-- START --

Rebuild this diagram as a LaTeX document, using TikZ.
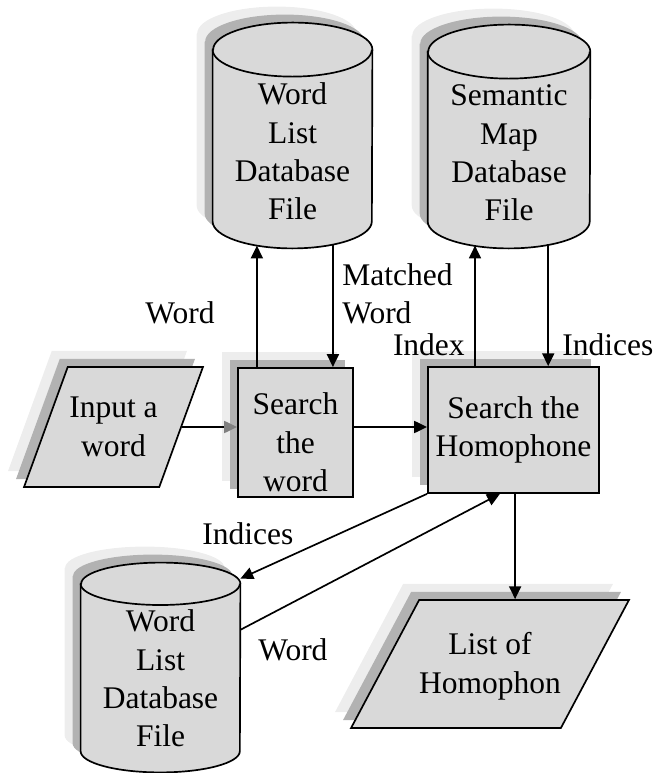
\documentclass[tikz,border=0pt]{standalone}
\usepackage{fontspec}
\setmainfont{Liberation Serif}
\usepackage{tikz}
\usetikzlibrary{arrows.meta,shapes.geometric,shadows,backgrounds}
\newcommand{\fs}{\fontsize{22.4}{27.2}\selectfont}

\tikzset{
    shaded/.style={draw, line width=1.2pt, fill=black!15,
        general shadow={fill=black!7, shadow xshift=-0.4cm, shadow yshift=0.4cm},
        general shadow={fill=black!30, shadow xshift=-0.2cm, shadow yshift=0.2cm}},
    box/.style={shaded, font=\fs, align=center, inner sep=0pt},
    dbfile/.style={font=\fs, align=center, inner sep=0pt},
    process/.style={box, rectangle},
    io/.style={box, trapezium, text height=1.52cm, text depth=0.06cm},
    flow/.style={line width=1.2pt, -{Triangle[length=0.32cm,width=0.3cm]}},
    lbl/.style={font=\fs, inner sep=0pt}
}

% database drum behind a named node: #1 node, #2 x radius, #3 y radius
\newcommand{\drum}[3]{%
    \begin{scope}[on background layer]
        \path[shaded] ([yshift=-#3]#1.north west) -- ([yshift=#3]#1.south west)
            arc[start angle=180, end angle=360, x radius=#2, y radius=#3]
            -- ([yshift=-#3]#1.north east)
            arc[start angle=0, end angle=180, x radius=#2, y radius=#3] -- cycle;
        \draw[line width=1.2pt] ([yshift=-#3]#1.north west)
            arc[start angle=180, end angle=360, x radius=#2, y radius=#3];
    \end{scope}
}

\begin{document}
\begin{tikzpicture}[x=0.025cm, y=-0.025cm]
    \useasboundingbox (0,0) rectangle (667,773);

    % Database files
    \node[dbfile, minimum width=3.98cm, minimum height=5.63cm, text height=4.21cm] (wordlist) at (292.5,135.5) {Word\\List\\Database\\File};
    \drum{wordlist}{1.99cm}{0.675cm}
    \node[dbfile, minimum width=4.05cm, minimum height=5.58cm, text height=4.21cm] (semmap) at (509,136.5) {Semantic\\Map\\Database\\File};
    \drum{semmap}{2.025cm}{0.675cm}
    \node[dbfile, minimum width=3.98cm, minimum height=5.23cm, text height=3.96cm] (wordlistb) at (160.5,667.5) {Word\\List\\Database\\File};
    \drum{wordlistb}{1.99cm}{0.53cm}

    % Input / output
    \node[io, trapezium left angle=70, trapezium right angle=110, inner xsep=0.04cm, inner ysep=0.71cm] (input) at (113.5,427) {Input a\\word};
    \node[io, trapezium left angle=62, trapezium right angle=118, inner ysep=0.81cm] (result) at (490,664) {List of\\Homophon};

    % Processes
    \node[process, minimum width=2.88cm, minimum height=3.23cm, text height=2.95cm] (searchword) at (295.5,432.5) {Search\\the\\word};
    \node[process, minimum width=4.28cm, minimum height=3.15cm] (searchhomo) at (513.5,430) {Search the\\Homophone};

    % Main flow
    \draw[line width=1.2pt, -{Triangle[length=0.32cm,width=0.3cm,color=black!50]}] (input.east) -- (input.east -| searchword.west);
    \draw[flow] (input.east -| searchword.east) -- (input.east -| searchhomo.west);
    \draw[flow] ([xshift=0.04cm]searchhomo.south) -- ([xshift=0.04cm]searchhomo.south |- result.north);

    % Word list lookup
    \draw[flow] ([xshift=-0.89cm]wordlist.south |- searchword.north) -- ([xshift=-0.89cm,yshift=0.07cm]wordlist.south);
    \draw[flow] ([xshift=1.01cm,yshift=0.1cm]wordlist.south) -- ([xshift=1.01cm]wordlist.south |- searchword.north);

    % Semantic map lookup
    \draw[flow] ([xshift=-0.85cm]semmap.south |- searchhomo.north) -- ([xshift=-0.85cm,yshift=0.07cm]semmap.south);
    \draw[flow] ([xshift=0.98cm,yshift=0.1cm]semmap.south) -- ([xshift=0.98cm]semmap.south |- searchhomo.north);

    % Second word list
    \draw[flow] (searchhomo.south west) -- ([yshift=-0.4cm]wordlistb.north east);
    \draw[flow] ([yshift=-1.68cm]wordlistb.north east) -- ([xshift=-0.34cm]searchhomo.south);

    % Labels
    \node[lbl, anchor=base] (lword) at (180,323) {Word};
    \node[lbl, anchor=west, align=left] (lmatched) at (342,294) {Matched\\Word};
    \node[lbl, anchor=base east] (lindex) at (465,355) {Index};
    \node[lbl, anchor=base west] (lindices) at (562,355) {Indices};
    \node[lbl, anchor=base west] (lindicesb) at (202,544) {Indices};
    \node[lbl, anchor=base west] (lwordb) at (258,660) {Word};
\end{tikzpicture}
\end{document}
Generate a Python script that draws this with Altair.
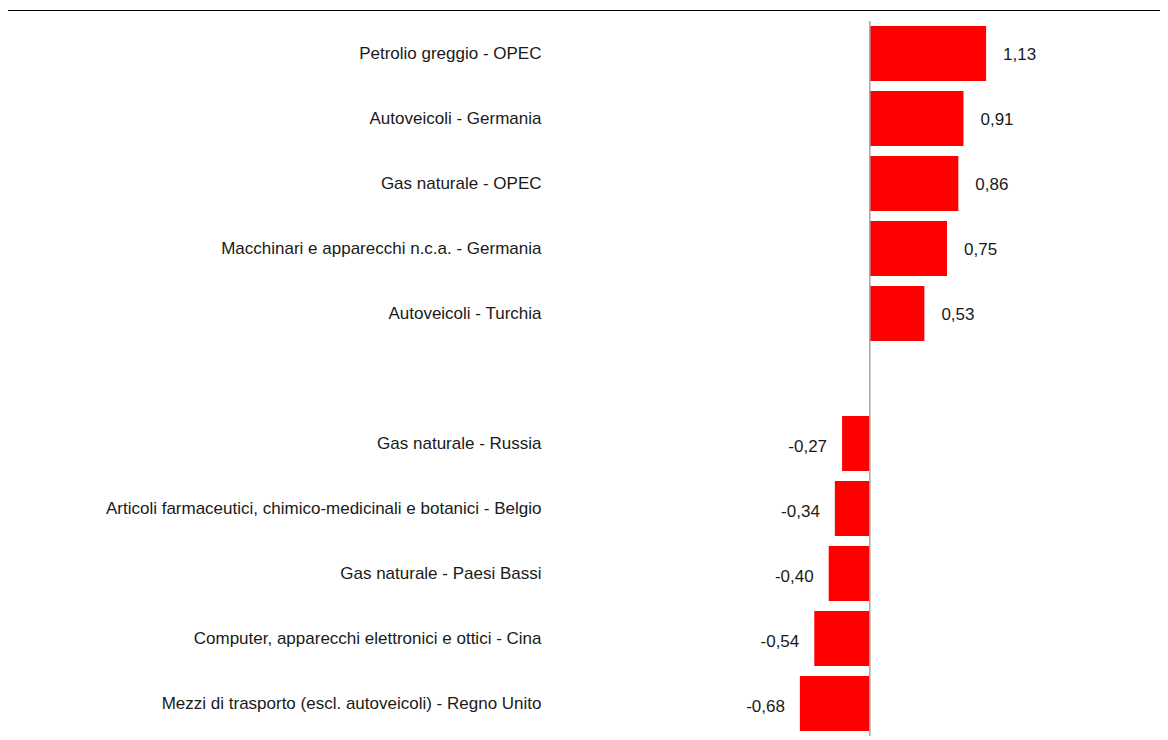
import altair as alt
import pandas as pd

categories = [
    "Petrolio greggio - OPEC",
    "Autoveicoli - Germania",
    "Gas naturale - OPEC",
    "Macchinari e apparecchi n.c.a. - Germania",
    "Autoveicoli - Turchia",
    "Gas naturale - Russia",
    "Articoli farmaceutici, chimico-medicinali e botanici - Belgio",
    "Gas naturale - Paesi Bassi",
    "Computer, apparecchi elettronici e ottici - Cina",
    "Mezzi di trasporto (escl. autoveicoli) - Regno Unito",
]
values = [1.13, 0.91, 0.86, 0.75, 0.53, -0.27, -0.34, -0.40, -0.54, -0.68]

# band order: 5 positive, an empty spacer row, 5 negative
domain_order = categories[:5] + [" "] + categories[5:]

df = pd.DataFrame({"cat": categories, "val": values})
df["lab"] = [f"{v:.2f}".replace(".", ",") for v in values]
df["sign"] = ["pos" if v >= 0 else "neg" for v in values]

FONT = "Liberation Sans"
FS = 17

y_scale = alt.Scale(domain=domain_order, paddingInner=0.154, paddingOuter=0.077)
y_enc = alt.Y(
    "cat:N",
    scale=y_scale,
    axis=alt.Axis(
        title=None, ticks=False, domain=False, grid=False, labelPadding=14,
        labelFont=FONT, labelFontSize=FS, labelColor="#1a1a1a", labelLimit=600,
    ),
)
x_scale = alt.Scale(domain=[-3.06, 2.82], nice=False, zero=False)
x_enc = alt.X("val:Q", scale=x_scale, axis=None)

base = alt.Chart(df)

bars = base.mark_bar(color="#ff0000").encode(x=x_enc, y=y_enc)

pos_text = base.transform_filter(alt.datum.sign == "pos").mark_text(
    align="left", baseline="middle", dx=17, dy=1, font=FONT, fontSize=FS, color="#1a1a1a"
).encode(x=x_enc, y=y_enc, text="lab:N")

neg_text = base.transform_filter(alt.datum.sign == "neg").mark_text(
    align="right", baseline="middle", dx=-15, dy=3, font=FONT, fontSize=FS, color="#1a1a1a"
).encode(x=x_enc, y=y_enc, text="lab:N")

zero_rule = alt.Chart(pd.DataFrame({"z": [0]})).mark_rule(color="#a6a6a6", strokeWidth=1.5).encode(
    x=alt.X("z:Q", scale=x_scale, axis=None),
    y=alt.value(0), y2=alt.value(725),
)

top_rule = alt.Chart(pd.DataFrame({"z": [0]})).mark_rule(color="#000000", strokeWidth=1).encode(
    x=alt.value(-549), x2=alt.value(620), y=alt.value(-10.5),
)

chart = alt.layer(bars, zero_rule, pos_text, neg_text, top_rule).properties(
    width=605, height=715,
    background="white",
    autosize=alt.AutoSizeParams(type="none"),
    padding={"left": 547, "top": 13, "right": 0, "bottom": 0},
).configure_view(strokeWidth=0, stroke="transparent").configure_axis(
    grid=False, domain=False, ticks=False
)

chart.save("out.html", embed_options={"renderer": "svg", "actions": False})
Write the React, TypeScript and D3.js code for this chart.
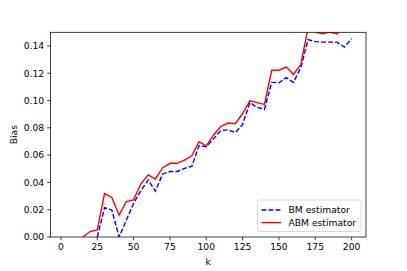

-- END --

Locate the string "this" in the listing above and copy every line where it occurs.

> **Finished task**:
Rebuild this diagram as a LaTeX document, using TikZ.
Generate a Python script that draws this with Altair.
Write the React, TypeScript and D3.js code for this chart.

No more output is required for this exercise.